Using Iceberg Glue Catalog

CREATE CATALOG glue PROPERTIES (
"type"="iceberg",
"iceberg.catalog.type" = "glue",
"glue.endpoint" = "https://glue.us-east-1.amazonaws.com",
"warehouse" = "s3://bucket/warehouse",
"AWS_ENDPOINT" = "s3.us-east-1.amazonaws.com",
"AWS_REGION" = "us-east-1",
"AWS_ACCESS_KEY" = "ak",
"AWS_SECRET_KEY" = "sk",
"use_path_style" = "true"
);

glue.endpoint: Glue Endpoint. See AWS Glue endpoints and quotas.

warehouse: Glue Warehouse Location. To determine the root path of the data warehouse in storage.

The other properties can refer to Iceberg Glue Catalog

  • Using Iceberg REST Catalog

RESTful service as the server side. Implementing RESTCatalog interface of iceberg to obtain metadata.

CREATE CATALOG iceberg PROPERTIES (
'type'='iceberg',
'iceberg.catalog.type'='rest',
'uri' = 'http://172.21.0.1:8181',
);

If you want to use S3 storage, the following properties need to be set.

"AWS_ACCESS_KEY" = "ak"
"AWS_SECRET_KEY" = "sk"
"AWS_REGION" = "region-name"
"AWS_ENDPOINT" = "http://endpoint-uri"
"AWS_CREDENTIALS_PROVIDER" = "provider-class-name" // Optional. The default credentials class is based on BasicAWSCredentials.

Column Type Mapping

Same as that in Hive Catalogs. See the relevant section in Hive.

Time Travel

SinceVersion 1.2.2

Doris supports reading the specified Snapshot of Iceberg tables.

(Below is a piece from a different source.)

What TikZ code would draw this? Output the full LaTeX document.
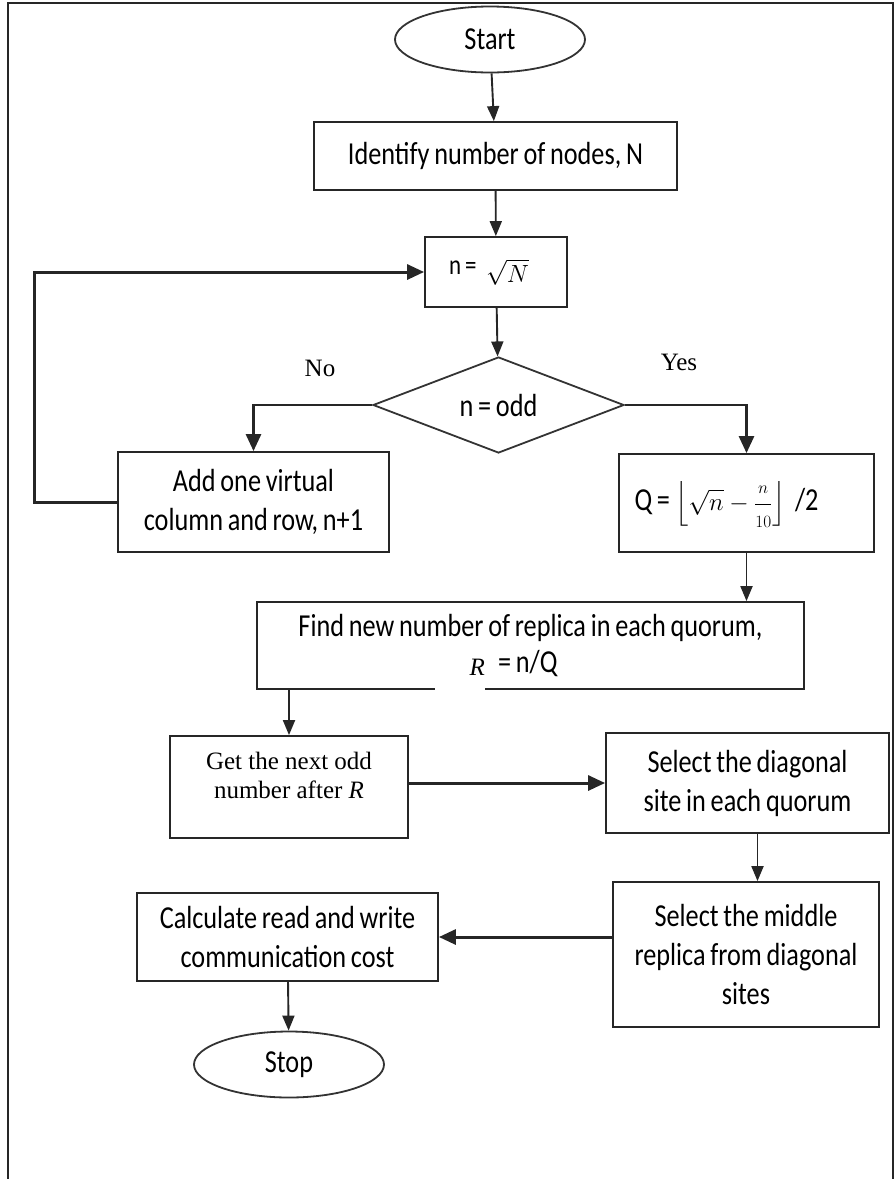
\documentclass[tikz,border=0pt]{standalone}
\usepackage{amsmath}
\usepackage{fontspec}
\usetikzlibrary{arrows.meta, shapes.geometric}
\newfontfamily\calib{Carlito}[FakeStretch=0.82,WordSpace=0.8]
\newfontfamily\tms{Liberation Serif}
\tikzset{
  flow/.style={draw=black!85, line width=1.9pt, -{Triangle[length=15pt,width=12pt]}},
  heavyflow/.style={flow, line width=3pt, -{Triangle[length=17pt,width=15pt]}}
}

\begin{document}
\begin{tikzpicture}[x=1pt,y=-1pt]
	\tikzset{termin/.style = {ellipse, draw=black!80, line width=1.8pt, fill=white, inner sep=0pt,
			minimum width=190pt, minimum height=66pt, font=\calib\fontsize{32}{38}\selectfont}}
	\tikzset{procbox/.style = {rectangle, draw=black!85, line width=1.8pt, fill=white, inner sep=0pt,
			align=center, font=\calib\fontsize{32}{39}\selectfont}}
	\tikzset{decis/.style = {diamond, draw=black!80, line width=1.8pt, fill=white, inner sep=0pt,
			aspect=2.6, minimum width=251pt, minimum height=96pt, font=\calib\fontsize{32}{38}\selectfont}}
	\tikzset{lbl/.style = {inner sep=0pt, font=\tms\fontsize{25}{29}\selectfont}}

	\useasboundingbox (0,0) rectangle (896,1179);
	\draw[line width=1.4pt, black!85] (8,1179) |- (893,3) -- (893,1179);

	\node[termin] (start) at (490,39.5) {Start};
	\node[procbox, minimum width=363pt, minimum height=68pt] (ident) at (495.5,156) {Identify number of nodes, N};
	\node[procbox, minimum width=142pt, minimum height=70pt] (nbox) at (496,272)
		{\raisebox{8pt}{\fontsize{28}{32}\selectfont n =}\ \ {\fontsize{34}{40}\selectfont$\sqrt{N}$}\hspace*{14pt}};
	\node[decis] (dec) at (498.5,405) {n = odd};
	\node[lbl] (nolbl) at (320,368) {No};
	\node[lbl] (yeslbl) at (679,362) {Yes};

	\node[procbox, minimum width=271pt, minimum height=100pt] (addcol) at (253.5,502)
		{Add one virtual\\column and row, n+1};
	\node[procbox, minimum width=255pt, minimum height=98pt, text depth=14pt] (qbox) at (746.5,503)
		{Q =\,{\fontsize{27}{32}\selectfont$\displaystyle\left\lfloor \sqrt{n}-\frac{\scriptstyle n}{\scriptstyle 10}\right\rfloor$}\ \ /2\hspace*{40pt}};

	\node[procbox, minimum width=547pt, minimum height=87pt, font=\calib\fontsize{32}{36}\selectfont] (find) at (530.5,645.5)
		{Find new number of replica in each quorum,\\\phantom{\tms\itshape R}\hspace{9pt}= n/Q\hspace*{34pt}};
	% equation object pasted over the box edge
	\node[fill=white, inner sep=0pt, minimum height=48pt, text width=50pt, align=right,
		font=\tms\itshape\fontsize{25}{29}\selectfont] (rsym) at (460,667) {R};

	\node[procbox, minimum width=238pt, minimum height=102pt, text depth=24pt,
		font=\tms\fontsize{25}{29}\selectfont] (next) at (289,787)
		{Get the next odd\\number after \textit{R}};
	\node[procbox, minimum width=283pt, minimum height=100pt] (diag) at (747.5,783)
		{Select the diagonal\\site in each quorum};
	\node[procbox, minimum width=266pt, minimum height=145pt] (middle) at (746,954.5)
		{Select the middle\\replica from diagonal\\sites};
	\node[procbox, minimum width=301pt, minimum height=88pt] (calc) at (287.5,937)
		{Calculate read and write\\communication cost};
	\node[termin] (stop) at (289,1064.5) {Stop};

	\coordinate (loopx) at (34,0);

	\draw[flow] (start) -- (ident);
	\draw[flow] (ident) -- (nbox);
	\draw[flow] (nbox) -- (dec);
	\draw[heavyflow, line width=2.7pt] (dec.west) -| (addcol.north);
	\draw[heavyflow, line width=2.7pt] (dec.east) -| (qbox.north);
	\draw[heavyflow] (addcol.west) -- (addcol.west -| loopx) |- (nbox.west);
	\draw[flow] (qbox.south) -- (qbox.south |- find.north);
	\draw[flow] (next.north |- find.south) -- (next.north);
	\draw[heavyflow] (next.east |- diag.west) -- (diag.west);
	\draw[flow] ([xshift=10pt]diag.south) -- ([xshift=10pt]diag.south |- middle.north);
	\draw[heavyflow] (middle.west |- calc.east) -- (calc.east);
	\draw[flow] (calc) -- (stop);

\end{tikzpicture}
\end{document}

Each write operation to an Iceberg table will generate a new Snapshot.

By default, a read request will only read the latest Snapshot.

You can read data of historical table versions using the FOR TIME AS OF or FOR VERSION AS OF statements based on the Snapshot ID or the timepoint the Snapshot is generated. For example:

SELECT * FROM iceberg_tbl FOR TIME AS OF "2022-10-07 17:20:37";

SELECT * FROM iceberg_tbl FOR VERSION AS OF 868895038966572;

You can use the iceberg_meta table function to view the Snapshot details of the specified table.